Requirement: Return precisely the span of lines from the top of the material below to the line containing "y_bot = y_top - frame_h / PX_PER_CAT", both included. Pictures are excluded.

** begin Records provided **

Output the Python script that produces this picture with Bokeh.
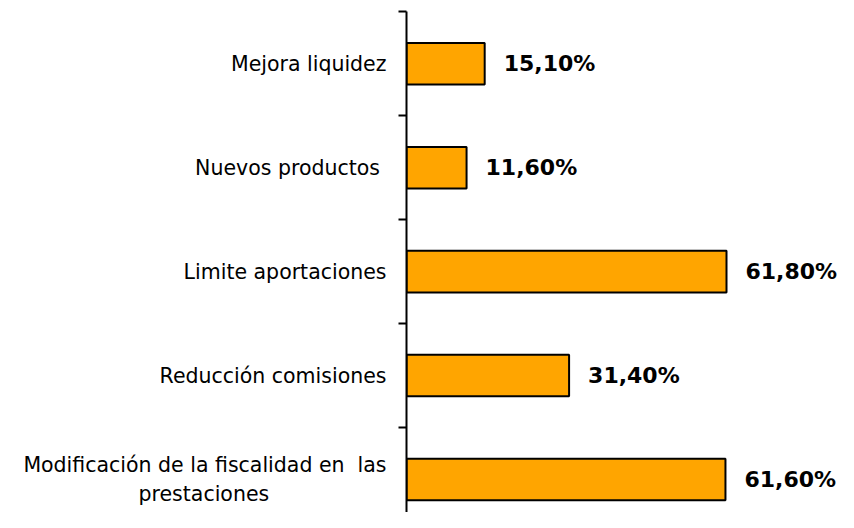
from bokeh.plotting import figure
from bokeh.models import ColumnDataSource, Range1d, FixedTicker, LinearAxis
from bokeh.core.properties import value
from bokeh.embed import file_html
from bokeh.resources import INLINE

NBSP = "\u00a0"
categories = [
    "Mejora liquidez",
    "Nuevos productos" + NBSP,
    "Limite aportaciones",
    "Reducción comisiones",
    "Modificación de la fiscalidad en " + NBSP + "las\nprestaciones" + NBSP * 18,
]
values = [15.1, 11.6, 61.8, 31.4, 61.6]
value_labels = ["15,10%", "11,60%", "61,80%", "31,40%", "61,60%"]

n = len(categories)
ypos = [n - 1 - i for i in range(n)]  # top category highest

src = ColumnDataSource(dict(y=ypos, v=values, lab=value_labels))

PX_PER_CAT = 104.0
W, H = 838, 512
TOP = 11
frame_h = H - TOP
y_top = n - 0.5
y_bot = y_top - frame_h / PX_PER_CAT

LEFT = 406
frame_w = W - LEFT
px_per_unit = 320.0 / 61.8
x_max = frame_w / px_per_unit

p = figure(width=W, height=H, output_backend="svg", toolbar_location=None,
           x_range=Range1d(0, x_max), y_range=Range1d(y_bot, y_top + 0.003),
           x_axis_location=None, y_axis_location=None,
           min_border_left=LEFT, min_border_top=TOP, min_border_bottom=0, min_border_right=0)
p.outline_line_color = None
p.xgrid.visible = False
p.ygrid.visible = False
p.background_fill_color = "white"
p.border_fill_color = "white"

p.hbar(y="y", right="v", left=0, height=0.4, source=src,
       fill_color="#FFA500", line_color="black", line_width=2)

p.text(x="v", y="y", text="lab", source=src, x_offset=19,
       text_align="left", text_baseline="middle",
       text_font=value("DejaVu Sans"), text_font_style="bold",
       text_font_size="22px", text_color="black")

ax = LinearAxis()
ax.ticker = FixedTicker(ticks=ypos, minor_ticks=[y + 0.5 for y in range(-1, n)])
ax.major_label_overrides = {y: c for y, c in zip(ypos, categories)}
ax.major_tick_in = 0
ax.major_tick_out = 0
ax.major_tick_line_color = None
ax.minor_tick_in = 0
ax.minor_tick_out = 8
ax.minor_tick_line_width = 2
ax.minor_tick_line_color = "black"
ax.axis_line_width = 2
ax.axis_line_color = "black"
ax.major_label_standoff = 12
ax.major_label_text_font = "DejaVu Sans"
ax.major_label_text_font_size = "20.5px"
ax.major_label_text_color = "black"
p.add_layout(ax, "left")

open("out.html", "w").write(file_html(p, INLINE))
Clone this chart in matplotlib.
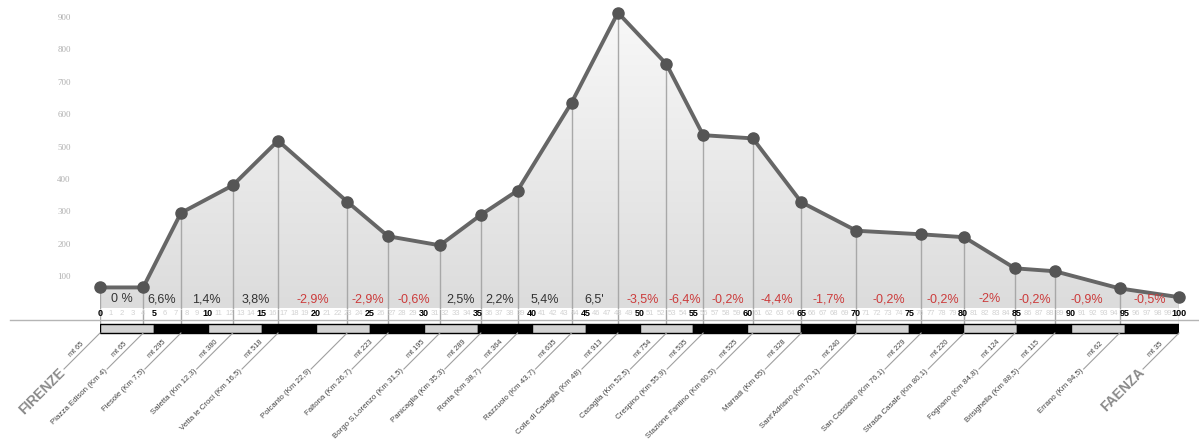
"""Altimetric profile Firenze - Faenza (100 km)."""

import numpy as np
import matplotlib
matplotlib.use("Agg")
import matplotlib.pyplot as plt
from matplotlib.colors import LinearSegmentedColormap
from matplotlib.patches import Polygon

# --- data -----------------------------------------------------------------
stop_names = [
    "FIRENZE", "Piazza Edison", "Fiesole", "Saletta", "Vetta le Croci",
    "Polcanto", "Faltona", "Borgo S.Lorenzo", "Panicaglia", "Ronta",
    "Razzuolo", "Colle di Casaglia", "Casaglia", "Crespino",
    "Stazione Fantino", "Marradi", "Sant'Adriano", "San Cassiano",
    "Strada Casale", "Fognano", "Brisighella", "Errano", "FAENZA",
]
stop_km = [0, 4, 7.5, 12.3, 16.5, 22.9, 26.7, 31.5, 35.3, 38.7, 43.7, 48,
           52.5, 55.9, 60.5, 65, 70.1, 76.1, 80.1, 84.8, 88.5, 94.5, 100]
stop_elev = [65, 65, 295, 380, 518, 330, 223, 195, 289, 364, 635, 913,
             754, 535, 525, 328, 240, 229, 220, 124, 115, 62, 35]
# Polcanto has no altitude written in the original
stop_mt = ["mt 65", "mt 65", "mt 295", "mt 380", "mt 518", "", "mt 223",
           "mt 195", "mt 289", "mt 364", "mt 635", "mt 913", "mt 754",
           "mt 535", "mt 525", "mt 328", "mt 240", "mt 229", "mt 220",
           "mt 124", "mt 115", "mt 62", "mt 35"]
gradients = ["0 %", "6,6%", "1,4%", "3,8%", "-2,9%", "-2,9%", "-0,6%",
             "2,5%", "2,2%", "5,4%", "6,5'", "-3,5%", "-6,4%", "-0,2%",
             "-4,4%", "-1,7%", "-0,2%", "-0,2%", "-2%", "-0,2%", "-0,9%",
             "-0,5%"]
y_ticks = [100, 200, 300, 400, 500, 600, 700, 800, 900]
km_ticks = list(range(0, 101))

# --- layout (figure pixels) -------------------------------------------------
W, H = 1199, 443
X0, X1 = 100, 1179          # km 0 and km 100
Y_ZERO = 308.5              # pixel row of 0 m
PX_PER_M = 0.324
PX_PER_KM = (X1 - X0) / 100

plt.rcParams["font.family"] = ["Liberation Sans", "DejaVu Sans"]
fig = plt.figure(figsize=(W / 100, H / 100), dpi=100)

ax = fig.add_axes([X0 / W, (H - Y_ZERO) / H, (X1 - X0) / W, Y_ZERO / H])
axb = fig.add_axes([X0 / W, 0, (X1 - X0) / W, (H - Y_ZERO) / H])

km = np.array(stop_km)
elev = np.array(stop_elev)
ymax = Y_ZERO / PX_PER_M

# gradient fill under the profile
cmap = LinearSegmentedColormap.from_list("fill", ["#dcdcdc", "#f8f8f8"])
grad = np.linspace(0, 1, 256)[:, None]
im = ax.imshow(grad, extent=[0, 100, 0, elev.max()], origin="lower",
               aspect="auto", cmap=cmap, zorder=1)
verts = [(0, 0)] + list(zip(km, elev)) + [(100, 0)]
poly = Polygon(verts, closed=True, facecolor="none", edgecolor="none")
ax.add_patch(poly)
im.set_clip_path(poly)

ax.vlines(km, 0, elev, color="#a8a8a8", lw=1, zorder=2)
ax.plot(km, elev, color="#666666", lw=2.8, zorder=3, solid_capstyle="round")
ax.plot(km, elev, "o", color="#555555", ms=8, zorder=4, clip_on=False)

# gradient percentages between stops
mids = (km[:-1] + km[1:]) / 2
for x, g in zip(mids, gradients):
    col = "#cc3b3b" if g.startswith("-") else "#333333"
    ax.text(x, (Y_ZERO - 299.5) / PX_PER_M, g, ha="center", va="center",
            fontsize=9, color=col, zorder=5)

ax.set_xlim(0, 100)
ax.set_ylim(0, ymax)
ax.set_xticks([])
ax.set_yticks(y_ticks)
ax.set_yticklabels([str(v) for v in y_ticks], family="Liberation Serif")
ax.tick_params(axis="y", length=0, pad=21, labelsize=6.5, labelcolor="#b0b0b0")
for s in ax.spines.values():
    s.set_visible(False)
ax.patch.set_alpha(0)

# --- bottom strip (y in pixel rows) -----------------------------------------
axb.set_xlim(0, 100)
axb.set_ylim(H, Y_ZERO)
axb.axis("off")

axb.vlines(km, Y_ZERO, 333, color="#a8a8a8", lw=1, zorder=1)
for k in km_ticks:
    if k % 5 == 0:
        axb.text(k, 313, str(k), ha="center", va="center", fontsize=6.5,
                 fontweight="bold", color="black", zorder=3)
    else:
        axb.text(k, 313, str(k), ha="center", va="center", fontsize=5.5,
                 color="#d2d2d2", zorder=3)

axb.plot([(10 - X0) / PX_PER_KM, (W - X0) / PX_PER_KM], [319.5, 319.5],
         color="#b5b5b5", lw=1, clip_on=False)

starts = np.arange(0, 100, 5)
colors = ["#d2d2d2" if i % 2 == 0 else "black" for i in range(len(starts))]
axb.bar(starts, 9, bottom=324, width=5, align="edge", color=colors,
        edgecolor="black", lw=1, zorder=2)

# diagonal stop labels
L = 36
for name, k, mt in zip(stop_names, stop_km, stop_mt):
    axb.plot([k, k - L / PX_PER_KM], [333, 333 + L], color="#a0a0a0",
             lw=0.8, clip_on=False)
    if name.isupper():
        label, fs, fw, col = name, 10, "bold", "#8a8a8a"
    else:
        label = f"{name} (Km {k:g})".replace(".", ",")
        fs, fw, col = 5.7, "normal", "#444444"
    axb.text(k - (L + 1) / PX_PER_KM, 333 + L + 1, label, rotation=45,
             rotation_mode="anchor", ha="right", va="center", fontsize=fs,
             fontweight=fw, color=col, clip_on=False)
    if mt:
        axb.text(k - 24 / PX_PER_KM, 349, mt, rotation=45,
                 rotation_mode="anchor", ha="center", va="center",
                 fontsize=5.3, color="#444444", clip_on=False)

fig.savefig("out.png", dpi=100)
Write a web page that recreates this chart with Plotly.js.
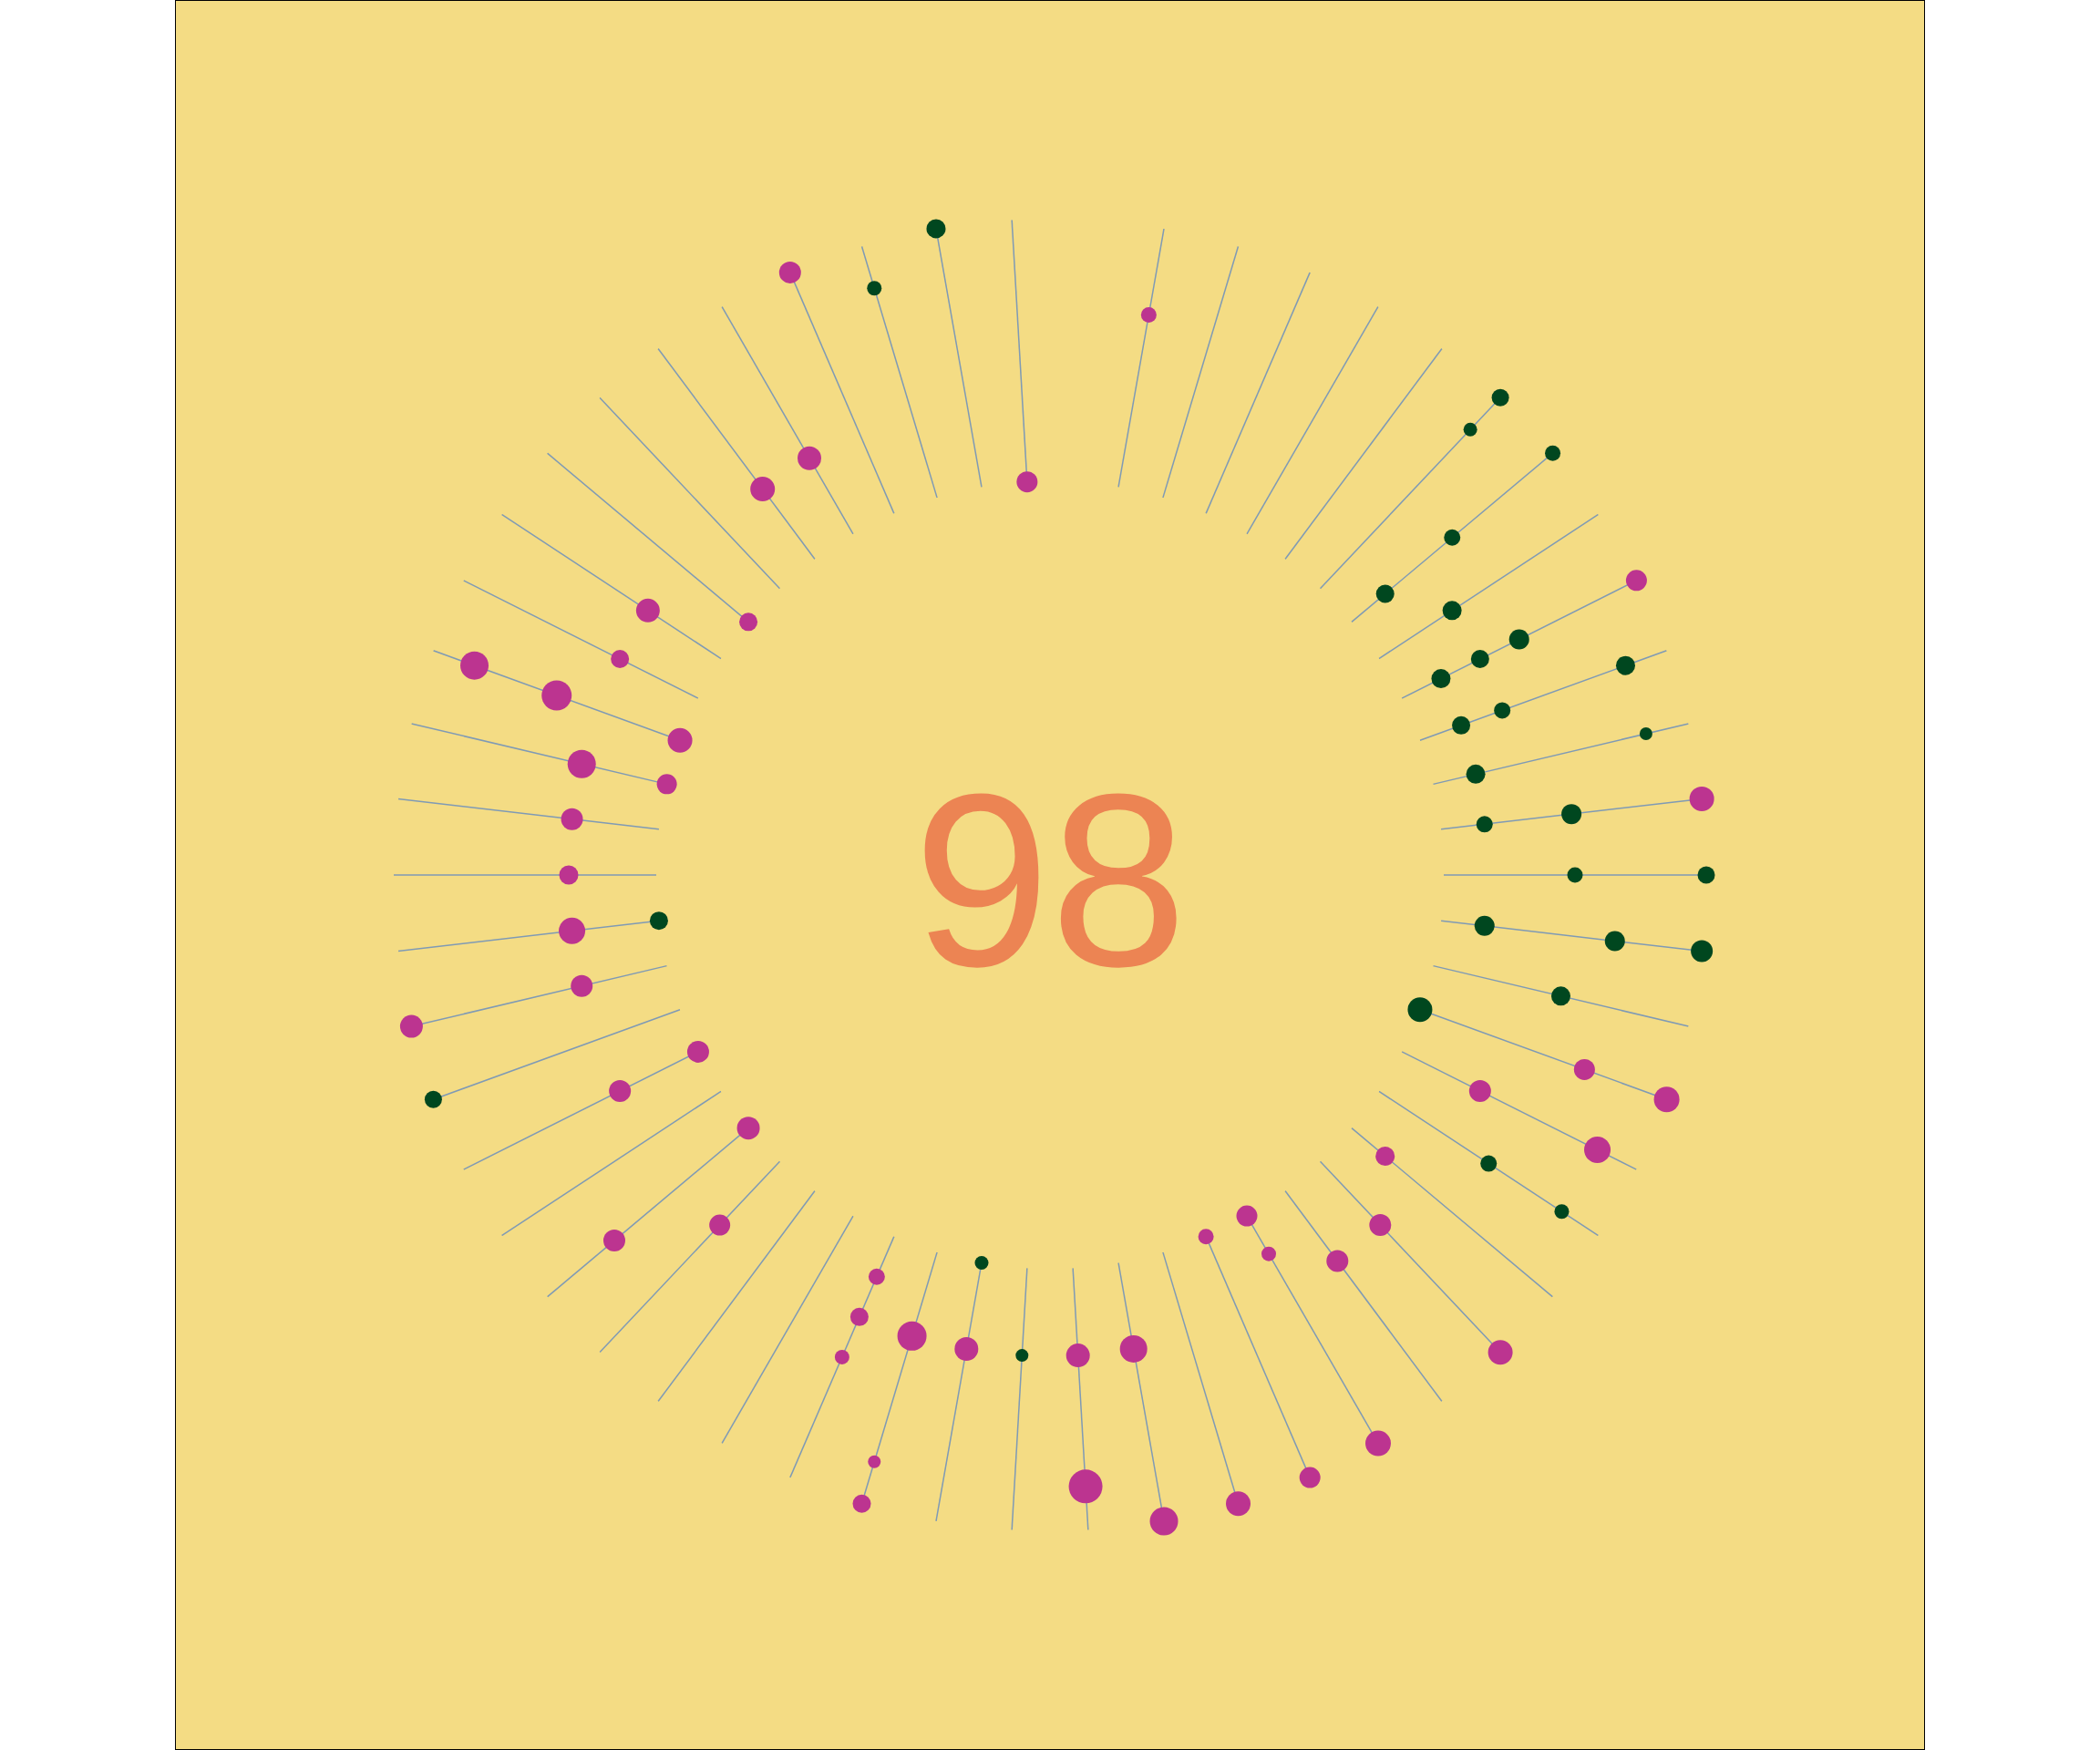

** end Records provided **

Complete answer:
Output the Python script that produces this picture with Bokeh.
from bokeh.plotting import figure
from bokeh.models import ColumnDataSource, Range1d, FixedTicker, LinearAxis
from bokeh.core.properties import value
from bokeh.embed import file_html
from bokeh.resources import INLINE

NBSP = "\u00a0"
categories = [
    "Mejora liquidez",
    "Nuevos productos" + NBSP,
    "Limite aportaciones",
    "Reducción comisiones",
    "Modificación de la fiscalidad en " + NBSP + "las\nprestaciones" + NBSP * 18,
]
values = [15.1, 11.6, 61.8, 31.4, 61.6]
value_labels = ["15,10%", "11,60%", "61,80%", "31,40%", "61,60%"]

n = len(categories)
ypos = [n - 1 - i for i in range(n)]  # top category highest

src = ColumnDataSource(dict(y=ypos, v=values, lab=value_labels))

PX_PER_CAT = 104.0
W, H = 838, 512
TOP = 11
frame_h = H - TOP
y_top = n - 0.5
y_bot = y_top - frame_h / PX_PER_CAT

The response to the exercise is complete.